Consider a Mobius transformation

$z \mapsto w =\frac{az + b}{cz + d}$

Determine the constants a, b, c, and d, (all $\epsilon \mathbb{C}$), such that the

transformation maps
0 $\rightarrow$ i, −i $\rightarrow$ 1, and −1 $\rightarrow$ 0.

How would I work this out?

2. What's mapped to $i$? Looks like you forgot to type it.

3. Originally Posted by chiph588@
What's mapped to $i$? Looks like you forgot to type it.
sorry 0 is mapped to i

4. Originally Posted by ronaldo_07
Consider a Mobius transformation

$z \mapsto w =\frac{az + b}{cz + d}$

Determine the constants a, b, c, and d, (all $\epsilon \mathbb{C}$), such that the

transformation maps
0 $\rightarrow$ i, −i $\rightarrow$ 1, and −1 $\rightarrow$ 0.
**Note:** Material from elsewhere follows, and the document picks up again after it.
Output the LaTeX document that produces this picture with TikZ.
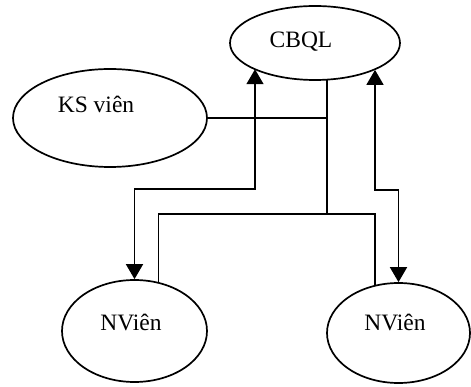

How would I work this out?
The way to do this is to cross products equal to each other.

$(z,0,-i,-1) = (w,i,1,0)$

$\frac{z-0}{z-(-i)} \frac{-1-(-i)}{-1-0} = \frac{w-i}{w-1} \frac{0-1}{0-i}$

$-\frac{z(-1+i)}{z+i}= -i \frac{w-i}{w-1}$

Solving for $w$, we get $w = \frac{-iz-i}{z-1}$

$a = -i$

$b = -i$

$c = 1$

$d = -1$

5. Setting the cross products equal, I get

(z-(-i))/z-(-1) x 0-(-1)/0-(-i) = (w-1)/(w-0) x (i-0)/(i-1)

(z+i)/(iz+i) = (iw-i)/(iw-w)

and getting w by itself

w = (z+1)/(iz-i) a = 1, b = 1, c = i, d = -i

6. Multiply numerator and denominator by $-i$ and you'll get my answer.